### GOAL OF THE EXERCISE
Write out, word for word, the first line of the data below and every line after it through the one containing "import * as d3 from 'd3';".

### ITEMS
╭──
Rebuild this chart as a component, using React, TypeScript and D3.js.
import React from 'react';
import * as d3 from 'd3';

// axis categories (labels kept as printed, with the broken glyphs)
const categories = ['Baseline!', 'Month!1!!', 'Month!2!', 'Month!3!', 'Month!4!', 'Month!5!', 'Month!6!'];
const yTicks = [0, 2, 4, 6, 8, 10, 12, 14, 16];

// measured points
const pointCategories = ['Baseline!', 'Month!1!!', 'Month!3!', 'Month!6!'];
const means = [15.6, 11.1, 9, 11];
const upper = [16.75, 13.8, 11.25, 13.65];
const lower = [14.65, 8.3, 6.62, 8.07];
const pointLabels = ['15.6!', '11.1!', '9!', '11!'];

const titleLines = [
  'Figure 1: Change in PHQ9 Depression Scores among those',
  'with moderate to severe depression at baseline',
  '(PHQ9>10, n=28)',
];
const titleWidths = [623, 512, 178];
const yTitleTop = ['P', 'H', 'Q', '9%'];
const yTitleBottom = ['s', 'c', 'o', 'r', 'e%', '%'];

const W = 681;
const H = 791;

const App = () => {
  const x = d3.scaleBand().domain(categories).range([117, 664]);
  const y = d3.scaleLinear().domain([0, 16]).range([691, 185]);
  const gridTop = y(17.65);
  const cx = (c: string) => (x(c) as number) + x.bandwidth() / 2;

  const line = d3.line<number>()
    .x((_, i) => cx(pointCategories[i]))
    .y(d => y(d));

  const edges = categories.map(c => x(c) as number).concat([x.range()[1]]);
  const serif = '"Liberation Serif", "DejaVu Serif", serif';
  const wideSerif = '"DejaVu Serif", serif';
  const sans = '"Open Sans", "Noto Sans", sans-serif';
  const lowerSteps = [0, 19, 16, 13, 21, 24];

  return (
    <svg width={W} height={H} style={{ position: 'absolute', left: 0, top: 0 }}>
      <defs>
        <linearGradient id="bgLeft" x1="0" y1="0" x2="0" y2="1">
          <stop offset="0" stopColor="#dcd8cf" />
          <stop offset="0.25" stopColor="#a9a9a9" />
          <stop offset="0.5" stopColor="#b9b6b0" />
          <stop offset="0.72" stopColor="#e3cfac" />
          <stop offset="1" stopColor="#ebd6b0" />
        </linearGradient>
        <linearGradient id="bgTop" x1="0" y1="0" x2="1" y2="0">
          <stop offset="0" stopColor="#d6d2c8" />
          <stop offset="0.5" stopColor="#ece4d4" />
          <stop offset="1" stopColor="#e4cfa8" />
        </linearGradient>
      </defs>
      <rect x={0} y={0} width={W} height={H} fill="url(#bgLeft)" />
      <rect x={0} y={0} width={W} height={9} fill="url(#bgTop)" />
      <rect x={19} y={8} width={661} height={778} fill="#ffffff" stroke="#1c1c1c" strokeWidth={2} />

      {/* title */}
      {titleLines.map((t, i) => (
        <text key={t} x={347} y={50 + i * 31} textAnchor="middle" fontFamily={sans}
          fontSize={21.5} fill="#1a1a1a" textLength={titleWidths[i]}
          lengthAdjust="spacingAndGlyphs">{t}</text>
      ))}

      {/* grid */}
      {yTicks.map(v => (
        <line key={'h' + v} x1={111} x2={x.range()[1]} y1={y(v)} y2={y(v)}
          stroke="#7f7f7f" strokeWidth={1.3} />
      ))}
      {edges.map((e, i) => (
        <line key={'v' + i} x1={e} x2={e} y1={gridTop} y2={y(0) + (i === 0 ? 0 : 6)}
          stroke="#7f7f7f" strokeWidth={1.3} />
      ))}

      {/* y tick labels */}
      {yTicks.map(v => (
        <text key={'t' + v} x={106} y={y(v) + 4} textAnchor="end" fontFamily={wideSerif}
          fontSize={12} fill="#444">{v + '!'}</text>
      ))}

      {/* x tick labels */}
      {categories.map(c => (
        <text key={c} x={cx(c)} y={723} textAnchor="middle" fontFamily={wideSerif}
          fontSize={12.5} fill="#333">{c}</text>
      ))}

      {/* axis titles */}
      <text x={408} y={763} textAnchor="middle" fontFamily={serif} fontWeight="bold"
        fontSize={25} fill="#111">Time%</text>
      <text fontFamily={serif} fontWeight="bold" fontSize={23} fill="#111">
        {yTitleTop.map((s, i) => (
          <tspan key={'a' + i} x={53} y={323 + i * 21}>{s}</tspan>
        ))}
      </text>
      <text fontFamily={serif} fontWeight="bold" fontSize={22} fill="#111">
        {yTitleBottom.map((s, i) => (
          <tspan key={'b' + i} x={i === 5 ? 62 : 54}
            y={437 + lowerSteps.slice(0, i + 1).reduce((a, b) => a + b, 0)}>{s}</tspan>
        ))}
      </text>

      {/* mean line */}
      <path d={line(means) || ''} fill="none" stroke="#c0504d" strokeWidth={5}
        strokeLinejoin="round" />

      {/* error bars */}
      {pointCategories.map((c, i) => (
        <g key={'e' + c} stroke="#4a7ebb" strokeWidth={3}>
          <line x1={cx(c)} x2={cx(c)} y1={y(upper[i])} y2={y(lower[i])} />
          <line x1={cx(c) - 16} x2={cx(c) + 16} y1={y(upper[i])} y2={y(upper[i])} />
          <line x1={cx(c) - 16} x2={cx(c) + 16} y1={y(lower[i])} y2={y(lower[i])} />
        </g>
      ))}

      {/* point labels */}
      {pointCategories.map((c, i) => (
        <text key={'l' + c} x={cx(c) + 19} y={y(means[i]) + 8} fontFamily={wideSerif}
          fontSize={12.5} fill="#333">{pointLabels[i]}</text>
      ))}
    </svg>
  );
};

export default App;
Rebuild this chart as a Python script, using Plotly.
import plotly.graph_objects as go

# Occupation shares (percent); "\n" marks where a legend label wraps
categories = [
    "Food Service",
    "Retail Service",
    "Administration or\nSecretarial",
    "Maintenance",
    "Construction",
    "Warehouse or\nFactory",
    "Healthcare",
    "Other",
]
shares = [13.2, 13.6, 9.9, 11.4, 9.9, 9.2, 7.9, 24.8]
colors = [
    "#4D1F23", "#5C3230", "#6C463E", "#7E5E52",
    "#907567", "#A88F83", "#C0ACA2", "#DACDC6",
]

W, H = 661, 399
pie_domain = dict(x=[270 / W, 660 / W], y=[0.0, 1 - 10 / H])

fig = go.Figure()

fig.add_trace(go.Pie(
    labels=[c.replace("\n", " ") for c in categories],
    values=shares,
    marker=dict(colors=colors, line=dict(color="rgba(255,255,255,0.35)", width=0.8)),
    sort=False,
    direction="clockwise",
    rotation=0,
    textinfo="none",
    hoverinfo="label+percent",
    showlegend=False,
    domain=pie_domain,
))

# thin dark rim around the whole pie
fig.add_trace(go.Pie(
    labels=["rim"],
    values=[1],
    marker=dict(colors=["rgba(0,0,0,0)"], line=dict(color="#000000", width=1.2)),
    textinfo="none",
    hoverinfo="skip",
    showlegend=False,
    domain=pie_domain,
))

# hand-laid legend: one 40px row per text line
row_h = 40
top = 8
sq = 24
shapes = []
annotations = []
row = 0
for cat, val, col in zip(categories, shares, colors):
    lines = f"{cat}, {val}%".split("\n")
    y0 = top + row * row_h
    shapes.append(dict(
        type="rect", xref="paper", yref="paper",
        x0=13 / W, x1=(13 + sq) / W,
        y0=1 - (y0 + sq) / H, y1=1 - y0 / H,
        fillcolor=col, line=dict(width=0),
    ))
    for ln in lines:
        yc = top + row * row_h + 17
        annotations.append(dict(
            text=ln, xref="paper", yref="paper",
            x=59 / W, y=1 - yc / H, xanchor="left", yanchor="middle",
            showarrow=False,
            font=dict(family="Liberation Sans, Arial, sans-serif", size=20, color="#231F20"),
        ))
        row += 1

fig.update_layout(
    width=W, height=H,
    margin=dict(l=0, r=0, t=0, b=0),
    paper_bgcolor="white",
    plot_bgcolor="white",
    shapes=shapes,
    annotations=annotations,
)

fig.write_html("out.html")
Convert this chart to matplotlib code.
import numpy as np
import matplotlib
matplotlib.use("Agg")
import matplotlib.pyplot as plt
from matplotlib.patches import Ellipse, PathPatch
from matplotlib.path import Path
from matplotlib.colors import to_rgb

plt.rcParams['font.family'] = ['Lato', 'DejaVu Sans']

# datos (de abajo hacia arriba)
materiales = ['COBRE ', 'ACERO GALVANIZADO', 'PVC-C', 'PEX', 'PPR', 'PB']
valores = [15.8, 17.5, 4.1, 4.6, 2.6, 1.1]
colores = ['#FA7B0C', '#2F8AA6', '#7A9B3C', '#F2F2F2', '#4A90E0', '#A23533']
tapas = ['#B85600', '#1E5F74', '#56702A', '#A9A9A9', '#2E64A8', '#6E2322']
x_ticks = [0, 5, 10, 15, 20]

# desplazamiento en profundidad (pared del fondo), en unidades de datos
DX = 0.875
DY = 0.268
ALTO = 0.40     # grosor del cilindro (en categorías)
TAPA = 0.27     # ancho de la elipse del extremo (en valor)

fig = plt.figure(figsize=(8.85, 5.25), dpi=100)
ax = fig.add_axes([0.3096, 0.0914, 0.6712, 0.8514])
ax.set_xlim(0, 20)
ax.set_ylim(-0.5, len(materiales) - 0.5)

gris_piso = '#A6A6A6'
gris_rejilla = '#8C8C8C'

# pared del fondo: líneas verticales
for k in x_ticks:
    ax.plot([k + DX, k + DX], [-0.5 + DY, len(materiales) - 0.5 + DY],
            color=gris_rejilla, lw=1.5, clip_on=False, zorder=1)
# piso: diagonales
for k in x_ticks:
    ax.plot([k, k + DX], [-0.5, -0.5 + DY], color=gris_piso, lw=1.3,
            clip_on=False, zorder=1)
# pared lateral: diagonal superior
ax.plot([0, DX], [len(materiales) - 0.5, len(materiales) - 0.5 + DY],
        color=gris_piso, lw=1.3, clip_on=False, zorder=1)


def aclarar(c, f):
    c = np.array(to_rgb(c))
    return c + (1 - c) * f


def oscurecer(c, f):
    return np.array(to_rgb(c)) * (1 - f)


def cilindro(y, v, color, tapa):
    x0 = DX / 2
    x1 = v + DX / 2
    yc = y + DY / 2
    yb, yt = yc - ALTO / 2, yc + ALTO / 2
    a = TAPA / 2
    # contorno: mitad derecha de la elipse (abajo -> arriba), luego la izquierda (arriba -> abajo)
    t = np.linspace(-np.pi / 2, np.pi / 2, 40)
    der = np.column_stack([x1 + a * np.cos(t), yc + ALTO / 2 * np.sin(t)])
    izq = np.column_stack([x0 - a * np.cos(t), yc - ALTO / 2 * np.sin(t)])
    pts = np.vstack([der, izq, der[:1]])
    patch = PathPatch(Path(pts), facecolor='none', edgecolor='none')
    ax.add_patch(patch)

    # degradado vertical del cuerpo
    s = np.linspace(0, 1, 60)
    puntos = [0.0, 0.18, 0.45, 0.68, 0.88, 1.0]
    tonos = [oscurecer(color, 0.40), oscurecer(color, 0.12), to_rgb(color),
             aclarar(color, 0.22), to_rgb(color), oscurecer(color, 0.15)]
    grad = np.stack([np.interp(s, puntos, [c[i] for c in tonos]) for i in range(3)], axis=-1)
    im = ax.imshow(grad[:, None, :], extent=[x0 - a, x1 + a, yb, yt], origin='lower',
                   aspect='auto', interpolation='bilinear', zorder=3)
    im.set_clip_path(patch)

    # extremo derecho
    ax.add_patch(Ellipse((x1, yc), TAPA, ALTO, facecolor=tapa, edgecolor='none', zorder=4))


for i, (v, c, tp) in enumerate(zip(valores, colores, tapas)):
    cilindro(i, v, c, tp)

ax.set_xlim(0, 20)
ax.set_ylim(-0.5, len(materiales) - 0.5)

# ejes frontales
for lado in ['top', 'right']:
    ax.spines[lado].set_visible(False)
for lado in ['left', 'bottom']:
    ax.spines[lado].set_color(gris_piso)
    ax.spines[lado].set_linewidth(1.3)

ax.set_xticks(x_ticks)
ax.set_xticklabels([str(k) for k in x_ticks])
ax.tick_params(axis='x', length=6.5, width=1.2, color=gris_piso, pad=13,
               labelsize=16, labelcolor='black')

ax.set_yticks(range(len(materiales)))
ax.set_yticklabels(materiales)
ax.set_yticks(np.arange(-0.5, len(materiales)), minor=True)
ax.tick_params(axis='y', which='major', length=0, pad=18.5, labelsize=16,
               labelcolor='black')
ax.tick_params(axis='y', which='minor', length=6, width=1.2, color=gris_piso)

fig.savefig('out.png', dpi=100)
╰──
### REPLY
Rebuild this chart as a component, using React, TypeScript and D3.js.
import React from 'react';
import * as d3 from 'd3';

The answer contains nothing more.